Abgesehen von dem 1.100-Megawatt-Block Datteln 4 will der Energiekonzern Uniper seine restlichen Kohlekraftwerke in Deutschland bis 2025 abschalten – und sich den Ausstieg per Steinkohle-Auktion noch möglichst vergolden lassen.
"Vor dem Hintergrund der gesellschaftlichen Diskussionen über den Kohleausstieg in Deutschland hat Uniper sich entschieden, Verantwortung zu übernehmen und einen signifikanten Beitrag zum Erreichen der CO2-Reduktionsziele zu leisten", verkündete das Unternehmen im Januar 2020.
Für das Nachbarland Niederlande gilt die von Uniper beanspruchte Übernahme von Verantwortung offenbar nicht. Das Unternehmen, das dem finnischen Staatskonzern Fortum gehört, zieht gegen das niederländische Kohleausstiegsgesetz vor Gericht, wie es am Freitag publik machte.
Ab Anfang 2030 darf in den Niederlanden keine Kohle mehr verstromt werden. Zu dem Schritt sah sich die Regierung nach einem höchstrichterlichen Urteil gezwungen, das eine Anpassung der Klimaziele an das Paris-Abkommen verlangte. Betroffen ist nun davon auch das Uniper-Kraftwerk Maasvlakte 3 bei Rotterdam mit 1.070 Megawatt Leistung.
2016 offiziell in Betrieb genommen, kann die Anlage nach Uniper-Angaben für die Jahre bis 2030 nicht mehr auf andere Energieträger umgestellt werden. Deswegen müsse Uniper den Block nach nur rund 15 Jahren Betrieb stilllegen, ohne dass es dafür eine Entschädigung vom niederländischen Staat gebe. Die ist im dortigen Kohleausstieg nicht vorgesehen.
Deswegen und weil das Unternehmen seine Eigentumsrechte nicht wahrnehmen könne, hält Uniper das niederländische Gesetz für unausgewogen.

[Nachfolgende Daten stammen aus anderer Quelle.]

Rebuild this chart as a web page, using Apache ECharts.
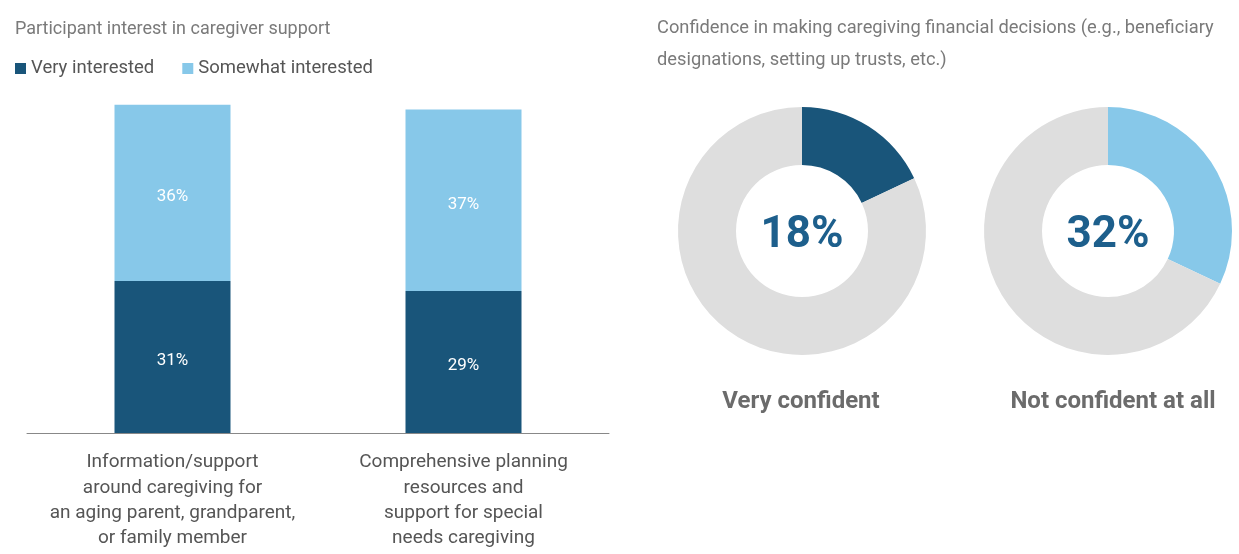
<!DOCTYPE html>
<html>
<head>
<meta charset="utf-8">
<script src="https://cdn.jsdelivr.net/npm/echarts@6/dist/echarts.min.js"></script>
<style>
  html, body { margin: 0; padding: 0; background: #fff; }
  #chart { width: 1239px; height: 554px; }
</style>
</head>
<body>
<div id="chart"></div>
<script>
const categories = [
  'Information/support\naround caregiving for\nan aging parent, grandparent,\nor family member',
  'Comprehensive planning\nresources and\nsupport for special\nneeds caregiving'
]
const veryInterested = [31, 29]
const somewhatInterested = [36, 37]

const donutNames = ['Very confident', 'Not confident at all']
const donutValues = [18, 32]

const dark = '#19557a'
const light = '#87c8e9'
const grey = '#dedede'
const font = 'Roboto'

const myChart = echarts.init(document.getElementById('chart'))

// donut centres, and where the captions sit below them
const centers = [[802, 231], [1108, 231]]
const captionX = [796, 1108]
const donutColors = [dark, light]

const pies = donutValues.map((v, i) => ({
  type: 'pie',
  center: centers[i],
  radius: [66, 124],
  startAngle: 90,
  silent: true,
  animation: false,
  label: { show: false },
  labelLine: { show: false },
  labelLayout: { dy: 5 },
  data: [
    {
      value: v,
      name: donutNames[i],
      itemStyle: { color: donutColors[i] },
      label: {
        show: true,
        position: 'center',
        formatter: '{c}%',
        fontFamily: font,
        fontSize: 44,
        fontWeight: 'bold',
        color: '#1d5f8c'
      }
    },
    { value: 100 - v, name: 'rest', itemStyle: { color: grey } }
  ]
}))

const barLabel = {
  show: true, position: 'inside', formatter: '{c}%', offset: [0, 4],
  color: '#fff', fontFamily: font, fontSize: 17
}

const option = {
  animation: false,
  textStyle: { fontFamily: font },
  title: [
    {
      text: 'Participant interest in caregiver support',
      left: 10, top: 15,
      textStyle: { fontFamily: font, fontSize: 18, fontWeight: 'normal', color: '#7a7a7a' }
    },
    {
      text: 'Confidence in making caregiving financial decisions (e.g., beneficiary\ndesignations, setting up trusts, etc.)',
      left: 652, top: 7,
      textStyle: { fontFamily: font, fontSize: 18.3, fontWeight: 'normal', color: '#7a7a7a', lineHeight: 32 }
    },
    ...donutNames.map((n, i) => ({
      text: n,
      left: captionX[i],
      top: 385,
      textAlign: 'center',
      textStyle: { fontFamily: font, fontSize: 24, fontWeight: 'bold', color: '#6b6b6b' }
    }))
  ],
  legend: {
    left: 10, top: 54,
    itemWidth: 11, itemHeight: 11, itemGap: 28,
    icon: 'rect',
    selectedMode: false,
    textStyle: { fontFamily: font, fontSize: 18.5, color: '#555' },
    data: ['Very interested', 'Somewhat interested']
  },
  grid: { left: 27, right: 630, top: 90, bottom: 121 },
  xAxis: {
    type: 'category',
    data: categories,
    axisLine: { lineStyle: { color: '#888', width: 1 } },
    axisTick: { show: false },
    axisLabel: {
      interval: 0, margin: 17,
      fontFamily: font, fontSize: 19, color: '#555', lineHeight: 25.3, align: 'center'
    }
  },
  yAxis: {
    type: 'value', min: 0, max: 70,
    show: false, splitLine: { show: false }
  },
  series: [
    {
      name: 'Very interested', type: 'bar', stack: 'a', barWidth: 116,
      silent: true,
      itemStyle: { color: dark },
      label: barLabel,
      data: veryInterested
    },
    {
      name: 'Somewhat interested', type: 'bar', stack: 'a', barWidth: 116,
      silent: true,
      itemStyle: { color: light },
      label: barLabel,
      data: somewhatInterested
    },
    ...pies
  ]
}
myChart.setOption(option)
</script>
</body>
</html>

Dabei ist Maasvlakte nach Ansicht von Uniper-Chef David Bryson "der perfekte Ort", um grünen Wasserstoff herzustellen.
Uniper strebe nun ein "Urteil durch unabhängige Gerichte" an, um klären zu lassen, ob das Gesetz ohne die Entschädigung "legitim" sei. Als ersten Schritt hat Uniper vor einem Gericht in Den Haag eine Klage gegen den niederländischen Staat eingereicht.
Fossile Fehlinvestitionen mit Steuergeld kompensieren?
Eine Klage vor dem Weltbank-Schiedsgericht ICSID in Washington soll in der kommenden Woche folgen, wie ein Konzernsprecher ankündigte. Möglich ist das aufgrund des Energiecharta-Vertrages, der 1998 in Kraft trat und dem über 50 Staaten beigetreten sind, auch Deutschland und die EU.
Mit dem Rückgriff auf den Energiecharta-Vertrag hat der Uniper-Eigner Fortum für Sebastian Rötters von der Umweltorganisation Urgewald "sein wahres Gesicht gezeigt". Der Energiewirtschaftsexperte macht darauf aufmerksam, dass Fortum erst vor wenigen Tagen die Führung bei Uniper ausgetauscht hat.
Rötters: "Mit den Fortum-Managern am Steuer verklagt Uniper nun den niederländischen Staat wegen seines mit Ach und Krach Paris-kompatiblen Kohleausstiegs." Die Kohle-Investitionsentscheidungen bei Uniper wolle Fortum nun offenbar mit Steuergeldern kompensieren.
Vor zwei Monaten hatte bereits RWE die Niederlande wegen des Kohleausstiegs verklagt. Der deutsche Stromkonzern betreibt dort zwei Steinkohlekraftwerke, in Geertruidenberg südöstlich von Rotterdam sowie in Eemshaven an der Nordseeküste. Diese müssen nach dem niederländischen Ausstiegsplan 2025 und 2030 vom Netz gehen. Das erste Kraftwerk läuft seit 1994, das zweite erst seit 2015.
RWE unterstütze die Energiewende im Nachbarland, erklärte der Essener Konzern anlässlich der Klage. Allerdings sehe das vom niederländischen Parlament verabschiedete Gesetz – anders als das deutsche Kohleausstiegsgesetz – "für diesen Eingriff in das Eigentum der Unternehmen keine adäquate Kompensation vor". Das sei nicht rechtens.
Im Unterschied zu Uniper hat RWE seine Klage sofort aufgrund der Energiecharta beim ICSID eingereicht.